Molto banalmente, e senza volontà di generalizzare, ma desiderosi di voler fare un esempio di facile comprensione, vogliamo analizzare la medesima situazione vista dai due opposti. Immaginiamo una coppia, ipotizziamo un litigio, pensiamo alla più tragica delle conclusioni. In verità non c’è nemmeno molto da immaginare, visto che notizie del genere ci arrivano molto più frequentemente di quanto vorremmo. Se la vittima è la donna, il partener viene subito additato come violento, instabile, pericoloso. Se la vittima è l’uomo, non è raro trovarsi davanti a commenti secondo i quali “se l’è cercata lui”, in quanto violento, instabile, pericoloso. Adottare due pesi e due misure è sempre stato sbagliato, ma in questo caso il peso sembra essere solo uno, completamente sbilanciato verso un lato della bilancia. Bisogna ricordarsi che, come già detto, l’essere umano è violento, non solo il maschio o la femmina, tutto il genere umano è intriso di una malignità e di una violenza che trascende l’anatomia. Può sembrare un discorso pessimista ed estemporaneo, dettato da chissà quali ideali e pensieri, ma basta guardare fuori dalla finestra, nel televisore o su una pagina web per rendersi conto che siamo quanto mai prossimi al punto di non ritorno. L’orologio dell’apocalisse segna due minuti a mezzanotte. È davvero il caso di perdersi in inutili gare a chi è più violento?
Non vogliamo iniziare una crociata contro il femminismo, lungi da noi stare a criticare un fenomeno che ha fatto tanto e che continua a fare quello è che è necessario per liberare il genere femminile da “catene” anacronistiche e del tutto superare, frutto di pensieri retrogradi e ormai ampiamente superati in un mondo civilizzato e che vive nel presente. Ci teniamo solo a far presente che la violenza di genere non solo esiste ma è un problema che affligge tutti i generi e che va affrontato, discusso e superato senza guardare al sesso degli attori coinvolti.
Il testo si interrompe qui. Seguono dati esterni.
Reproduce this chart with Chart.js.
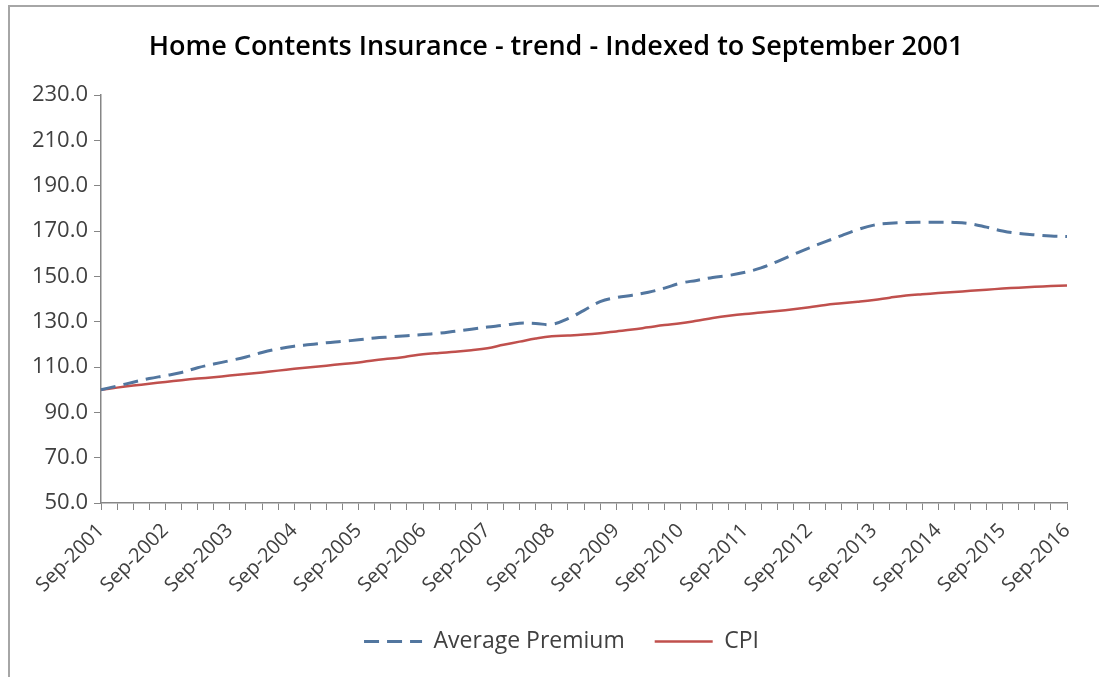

Lo dobbiamo a Patria, Minerva e Maria Teresa Mirabal, a tutte le donne e gli uomini vittima di violenza, ai nostri figli ai quali abbiamo l’obbligo morale di lasciare un pianeta a misura dei loro sogni e, perché no, anche alla razza aliena che un giorno potrebbe venire a contatto con i nostri Golden Records. Affinché l’idea che abbiamo lasciato di noi possa corrispondere al vero.